Are software engineers creatives?
My honest response was “Huh?”
From the dictionary, creativity is using imagination or original ideas to produce artistic work. And being a creative is marked by the ability to create.
After thinking about what creativity is, my second answer to that question was a confident “Yes”.
Creativity is not limited to just artwork, photography, colours. Creativity can be applied almost everywhere. I honestly think cooking is a creative process as well. And in the same spirit, there is technical creativity.
Now before you come at me like some at the table did, do allow me to briefly explain what software engineers do.
The beauty is in the details
First of all, an ideal team would have designers in its midst. They’re the visual creatives in an engineering team, They come up with the visual designs, decide on styles etc. Once designs have been decided on, then the developers or engineers build a product based on those designs. Their creativity is seen in their code because code is how they change a design from an image to a usable app or website.
Creativity in coding
Users never really know what is happening behind the scenes of websites they visit, apps they use and games they play. They’re not expected to. Behind the scenes of every piece of software you use is a world of design. Yes, it doesn’t look as beautiful as a piece of art and it would not always affect the user’s experience, but it does affect the functionality. To a layman, it looks like lines and lines of gibberish, but to a fellow engineer, well-designed code looks clean, beautiful and perfect. A work of art in its own right. One of the things we are expected to master in our careers and also taught in schools is practices in writing well-designed code.
Like anything else, writing well-designed code doesn’t happen overnight. It needs ALOT of practice, mentorship, learning from peers and seniors and having your work critiqued as often as possible if not all the time.
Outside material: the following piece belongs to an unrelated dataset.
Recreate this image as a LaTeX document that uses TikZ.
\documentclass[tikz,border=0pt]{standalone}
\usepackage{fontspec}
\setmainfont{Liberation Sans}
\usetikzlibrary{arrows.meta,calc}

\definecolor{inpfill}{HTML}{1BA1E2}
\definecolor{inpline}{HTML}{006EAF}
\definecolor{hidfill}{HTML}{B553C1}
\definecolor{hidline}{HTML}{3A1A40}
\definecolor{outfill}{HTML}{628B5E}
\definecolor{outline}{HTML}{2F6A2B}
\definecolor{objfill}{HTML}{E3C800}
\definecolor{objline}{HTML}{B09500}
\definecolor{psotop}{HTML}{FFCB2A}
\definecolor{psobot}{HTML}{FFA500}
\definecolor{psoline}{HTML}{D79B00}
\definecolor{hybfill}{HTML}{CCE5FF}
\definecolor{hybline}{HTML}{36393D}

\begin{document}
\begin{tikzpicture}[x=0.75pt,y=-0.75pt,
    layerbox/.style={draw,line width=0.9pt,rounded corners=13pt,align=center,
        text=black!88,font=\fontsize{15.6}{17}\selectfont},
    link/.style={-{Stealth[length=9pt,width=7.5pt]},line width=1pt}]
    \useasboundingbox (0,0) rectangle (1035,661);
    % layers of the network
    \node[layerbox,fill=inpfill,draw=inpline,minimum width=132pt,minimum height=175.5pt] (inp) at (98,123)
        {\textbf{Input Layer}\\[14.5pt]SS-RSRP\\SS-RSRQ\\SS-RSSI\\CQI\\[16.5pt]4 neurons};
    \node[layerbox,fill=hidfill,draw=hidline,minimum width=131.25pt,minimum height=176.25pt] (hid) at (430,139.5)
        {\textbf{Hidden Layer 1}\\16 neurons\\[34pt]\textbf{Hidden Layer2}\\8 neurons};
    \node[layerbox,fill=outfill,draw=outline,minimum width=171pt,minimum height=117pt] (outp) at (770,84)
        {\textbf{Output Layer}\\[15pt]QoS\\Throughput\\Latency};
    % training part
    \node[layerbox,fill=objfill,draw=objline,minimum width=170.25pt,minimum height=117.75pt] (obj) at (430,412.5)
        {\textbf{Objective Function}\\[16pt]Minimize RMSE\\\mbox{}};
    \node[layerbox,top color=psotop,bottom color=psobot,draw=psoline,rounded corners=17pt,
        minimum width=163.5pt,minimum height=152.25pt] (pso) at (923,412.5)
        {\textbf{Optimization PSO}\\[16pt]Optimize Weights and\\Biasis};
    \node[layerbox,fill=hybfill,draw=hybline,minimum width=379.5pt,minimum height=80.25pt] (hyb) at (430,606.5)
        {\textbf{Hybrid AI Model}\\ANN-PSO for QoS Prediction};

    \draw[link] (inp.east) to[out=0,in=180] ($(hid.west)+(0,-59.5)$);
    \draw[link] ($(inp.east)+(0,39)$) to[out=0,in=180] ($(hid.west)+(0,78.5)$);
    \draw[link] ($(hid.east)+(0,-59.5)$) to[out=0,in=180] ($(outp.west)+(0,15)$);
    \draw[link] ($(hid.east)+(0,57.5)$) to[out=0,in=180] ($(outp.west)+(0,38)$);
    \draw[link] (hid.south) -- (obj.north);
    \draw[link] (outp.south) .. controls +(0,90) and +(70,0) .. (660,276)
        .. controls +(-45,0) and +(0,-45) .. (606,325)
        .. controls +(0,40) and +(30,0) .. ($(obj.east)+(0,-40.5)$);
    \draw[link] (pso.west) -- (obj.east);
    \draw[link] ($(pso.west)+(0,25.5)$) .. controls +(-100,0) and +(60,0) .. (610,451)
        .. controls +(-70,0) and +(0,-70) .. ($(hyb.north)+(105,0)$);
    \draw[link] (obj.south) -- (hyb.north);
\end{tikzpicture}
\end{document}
The process of getting to a result is as important as getting to the result
There is a phrase ‘spaghetti code, which usually means messy and all over the place kind code. Code that no one else would understand and even the programmer who wrote it would get confused about their own work after some time. Heavens forbid if changes need to be made to that kind of code. It would be a real nightmare.
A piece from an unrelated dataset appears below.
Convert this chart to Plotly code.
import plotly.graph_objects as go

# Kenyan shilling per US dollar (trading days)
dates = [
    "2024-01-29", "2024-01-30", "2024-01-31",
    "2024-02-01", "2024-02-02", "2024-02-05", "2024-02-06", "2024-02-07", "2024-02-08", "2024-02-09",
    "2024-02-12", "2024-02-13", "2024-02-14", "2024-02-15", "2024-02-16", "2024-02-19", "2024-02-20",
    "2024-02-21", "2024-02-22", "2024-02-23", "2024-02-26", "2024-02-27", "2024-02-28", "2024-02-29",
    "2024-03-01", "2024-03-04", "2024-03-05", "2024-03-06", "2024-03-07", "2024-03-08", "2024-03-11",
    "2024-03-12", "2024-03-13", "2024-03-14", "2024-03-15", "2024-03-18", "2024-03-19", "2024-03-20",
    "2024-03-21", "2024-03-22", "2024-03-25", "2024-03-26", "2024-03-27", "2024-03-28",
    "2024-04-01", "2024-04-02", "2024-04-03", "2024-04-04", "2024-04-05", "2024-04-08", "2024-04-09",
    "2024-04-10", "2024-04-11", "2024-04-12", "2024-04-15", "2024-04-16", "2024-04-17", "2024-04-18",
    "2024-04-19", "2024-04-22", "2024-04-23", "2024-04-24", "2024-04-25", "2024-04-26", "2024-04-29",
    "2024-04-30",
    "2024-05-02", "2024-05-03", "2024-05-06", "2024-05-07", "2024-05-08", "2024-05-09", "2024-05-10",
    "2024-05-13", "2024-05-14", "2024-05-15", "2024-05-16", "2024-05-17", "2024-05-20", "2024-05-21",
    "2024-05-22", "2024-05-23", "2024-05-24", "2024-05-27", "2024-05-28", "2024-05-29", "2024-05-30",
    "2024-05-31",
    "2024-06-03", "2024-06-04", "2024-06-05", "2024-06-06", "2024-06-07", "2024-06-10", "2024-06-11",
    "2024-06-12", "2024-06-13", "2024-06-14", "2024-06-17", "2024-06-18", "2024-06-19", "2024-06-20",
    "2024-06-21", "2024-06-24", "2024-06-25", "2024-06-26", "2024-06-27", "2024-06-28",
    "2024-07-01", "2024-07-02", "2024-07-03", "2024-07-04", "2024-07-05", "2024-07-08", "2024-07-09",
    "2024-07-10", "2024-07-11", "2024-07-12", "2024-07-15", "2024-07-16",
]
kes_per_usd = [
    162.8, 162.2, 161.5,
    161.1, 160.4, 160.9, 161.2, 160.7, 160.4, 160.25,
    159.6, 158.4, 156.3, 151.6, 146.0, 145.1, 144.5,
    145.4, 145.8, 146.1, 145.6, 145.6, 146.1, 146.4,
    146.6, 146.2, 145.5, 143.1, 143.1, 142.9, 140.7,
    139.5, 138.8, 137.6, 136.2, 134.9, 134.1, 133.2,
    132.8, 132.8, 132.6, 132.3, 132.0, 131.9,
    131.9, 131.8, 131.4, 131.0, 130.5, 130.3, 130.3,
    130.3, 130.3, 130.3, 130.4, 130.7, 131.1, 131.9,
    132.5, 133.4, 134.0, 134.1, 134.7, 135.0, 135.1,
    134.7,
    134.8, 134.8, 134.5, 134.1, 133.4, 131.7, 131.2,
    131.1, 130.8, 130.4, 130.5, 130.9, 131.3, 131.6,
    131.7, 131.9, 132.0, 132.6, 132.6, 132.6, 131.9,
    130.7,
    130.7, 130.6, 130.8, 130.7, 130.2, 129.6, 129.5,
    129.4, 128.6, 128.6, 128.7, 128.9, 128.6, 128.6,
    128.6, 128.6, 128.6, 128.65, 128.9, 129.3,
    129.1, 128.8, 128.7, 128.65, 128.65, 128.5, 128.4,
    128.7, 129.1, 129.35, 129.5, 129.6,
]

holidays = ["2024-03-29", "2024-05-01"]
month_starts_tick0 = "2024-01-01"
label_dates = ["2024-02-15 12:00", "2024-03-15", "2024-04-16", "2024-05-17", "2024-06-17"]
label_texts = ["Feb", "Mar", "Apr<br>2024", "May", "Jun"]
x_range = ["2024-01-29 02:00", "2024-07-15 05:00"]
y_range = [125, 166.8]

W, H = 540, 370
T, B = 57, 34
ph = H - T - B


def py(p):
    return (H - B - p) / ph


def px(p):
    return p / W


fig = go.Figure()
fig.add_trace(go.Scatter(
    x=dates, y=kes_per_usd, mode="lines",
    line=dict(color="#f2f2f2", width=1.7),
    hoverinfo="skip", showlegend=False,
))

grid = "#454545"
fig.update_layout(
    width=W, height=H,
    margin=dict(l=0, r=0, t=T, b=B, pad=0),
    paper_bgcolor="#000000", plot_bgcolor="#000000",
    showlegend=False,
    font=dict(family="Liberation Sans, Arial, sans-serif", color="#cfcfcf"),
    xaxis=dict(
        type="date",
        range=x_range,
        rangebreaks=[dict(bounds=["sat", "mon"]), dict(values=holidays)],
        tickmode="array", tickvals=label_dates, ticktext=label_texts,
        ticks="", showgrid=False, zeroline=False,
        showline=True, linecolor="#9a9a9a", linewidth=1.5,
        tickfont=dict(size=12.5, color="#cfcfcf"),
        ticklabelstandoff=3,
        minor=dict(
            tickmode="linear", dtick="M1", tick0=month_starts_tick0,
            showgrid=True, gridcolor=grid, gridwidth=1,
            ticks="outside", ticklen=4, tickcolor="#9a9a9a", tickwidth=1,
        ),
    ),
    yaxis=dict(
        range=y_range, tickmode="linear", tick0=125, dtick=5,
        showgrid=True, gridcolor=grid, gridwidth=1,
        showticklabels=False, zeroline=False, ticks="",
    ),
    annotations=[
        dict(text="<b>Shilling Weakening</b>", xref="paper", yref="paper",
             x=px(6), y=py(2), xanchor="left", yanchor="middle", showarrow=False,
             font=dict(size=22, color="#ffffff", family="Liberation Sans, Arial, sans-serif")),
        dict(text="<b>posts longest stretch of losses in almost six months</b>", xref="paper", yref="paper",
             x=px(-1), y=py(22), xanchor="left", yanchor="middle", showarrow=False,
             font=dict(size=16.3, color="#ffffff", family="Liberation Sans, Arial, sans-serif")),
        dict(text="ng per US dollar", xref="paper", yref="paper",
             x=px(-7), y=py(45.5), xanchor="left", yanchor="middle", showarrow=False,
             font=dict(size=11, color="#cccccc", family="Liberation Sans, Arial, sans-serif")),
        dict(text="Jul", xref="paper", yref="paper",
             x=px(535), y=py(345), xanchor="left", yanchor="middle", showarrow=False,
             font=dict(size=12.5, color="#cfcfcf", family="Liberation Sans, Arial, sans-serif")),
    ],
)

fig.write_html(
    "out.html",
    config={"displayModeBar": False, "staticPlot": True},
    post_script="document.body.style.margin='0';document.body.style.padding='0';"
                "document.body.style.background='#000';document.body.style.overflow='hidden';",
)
Ever tried untangling cooked spaghetti without breaking a single strand?
Frankly, I haven’t perfected good design in code. I can get it to work as expected but that isn’t the only thing that matters. My work will be sent back to me until all spaghetti strands are neatly on their own. That’s an entire creative process and a lot of design work.
Writing code is a creative process
Before, I used to focus on getting results and never on the process of getting them, so lately I’m doing the opposite and I’ve come to realise that it’s much easier to get to the result when my code is well designed. It means writing a lot more code, which isn’t appealing to some, but at the end of the day, you become a better software engineer.
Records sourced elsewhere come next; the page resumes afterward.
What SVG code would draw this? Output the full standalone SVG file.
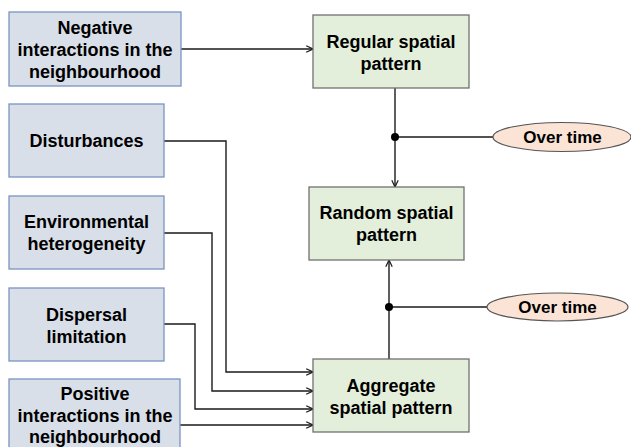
<svg xmlns="http://www.w3.org/2000/svg" width="631" height="447" viewBox="0 0 631 447">
<style>
.src{fill:#d9dfe9;stroke:#7a94c2;stroke-width:1.3}
.pat{fill:#e3efda;stroke:#707070;stroke-width:1.3}
.time{fill:#fbe4d5;stroke:#555;stroke-width:1.2}
text{font-family:"Liberation Sans",Arial,sans-serif;font-weight:bold;font-size:18px;fill:#000;text-anchor:middle}
.t2{font-size:17px}
.c{fill:none;stroke:#1a1a1a;stroke-width:1.4}
</style>
<defs>
<marker id="ah" viewBox="0 0 10 10" refX="9.5" refY="5" markerWidth="8" markerHeight="8" markerUnits="userSpaceOnUse" orient="auto">
<path d="M1,1 L9.5,5 L1,9" fill="none" stroke="#1a1a1a" stroke-width="1.5"/>
</marker>
</defs>
<rect width="631" height="447" fill="#fff"/>
<g id="connectors">
<path class="c" d="M181,49 H313" marker-end="url(#ah)"/>
<path class="c" d="M395,88 V187" marker-end="url(#ah)"/>
<path class="c" d="M395,137 H493"/>
<path class="c" d="M389,359 V260" marker-end="url(#ah)"/>
<path class="c" d="M389,307 H487"/>
<path class="c" d="M164,141 H226 V372 H313" marker-end="url(#ah)"/>
<path class="c" d="M164,233 H212 V391 H313" marker-end="url(#ah)"/>
<path class="c" d="M164,324 H195 V409 H313" marker-end="url(#ah)"/>
<path class="c" d="M180,425 H313" marker-end="url(#ah)"/>
<circle cx="395" cy="137" r="4" fill="#000"/>
<circle cx="389" cy="307" r="4" fill="#000"/>
</g>
<g id="negative">
<rect class="src" x="9" y="12" width="172" height="74"/>
<text x="95" y="34">Negative</text>
<text x="95" y="56">interactions in the</text>
<text x="95" y="78">neighbourhood</text>
</g>
<g id="disturbances">
<rect class="src" x="9" y="104" width="155" height="73"/>
<text x="86.5" y="147">Disturbances</text>
</g>
<g id="environmental">
<rect class="src" x="9" y="196" width="155" height="73"/>
<text x="86.5" y="228">Environmental</text>
<text x="86.5" y="250">heterogeneity</text>
</g>
<g id="dispersal">
<rect class="src" x="9" y="288" width="155" height="73"/>
<text x="86.5" y="321">Dispersal</text>
<text x="86.5" y="343">limitation</text>
</g>
<g id="positive">
<rect class="src" x="9" y="379" width="171" height="74"/>
<text x="95" y="400">Positive</text>
<text x="95" y="422">interactions in the</text>
<text x="95" y="443">neighbourhood</text>
</g>
<g id="regular">
<rect class="pat" x="313" y="15" width="156" height="73"/>
<text x="391" y="48">Regular spatial</text>
<text x="391" y="70">pattern</text>
</g>
<g id="random">
<rect class="pat" x="309" y="187" width="155" height="73"/>
<text x="386.5" y="219">Random spatial</text>
<text x="386.5" y="241">pattern</text>
</g>
<g id="aggregate">
<rect class="pat" x="313" y="359" width="156" height="73"/>
<text x="391" y="392">Aggregate</text>
<text x="391" y="414">spatial pattern</text>
</g>
<g id="overtime1">
<ellipse class="time" cx="562" cy="137" rx="69" ry="14.5"/>
<text class="t2" x="562.5" y="143">Over time</text>
</g>
<g id="overtime2">
<ellipse class="time" cx="557.5" cy="307" rx="70.5" ry="14"/>
<text class="t2" x="557.5" y="313">Over time</text>
</g>
</svg>
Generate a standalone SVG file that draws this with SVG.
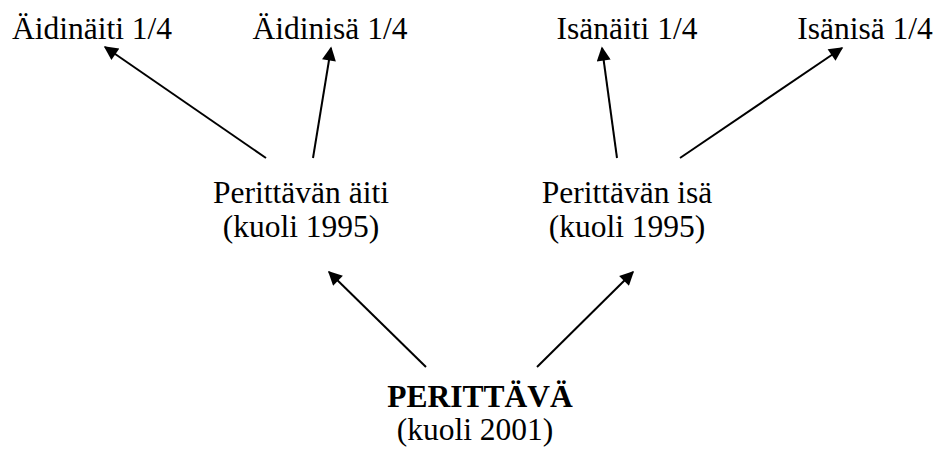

What is well-designed code?
At this point, you may be wondering what I mean by good code design. It simply means that all objects are independent. As much as they work together, they do not rely on each other and one can easily be changed without affecting the other. If your code can easily be understood by others, then it’s safe to say you’re well on your way to writing well-designed code. If your code is easily understood AND even easier to make changes to without breaking things that exist, then you’re definitely creative in how you design your code.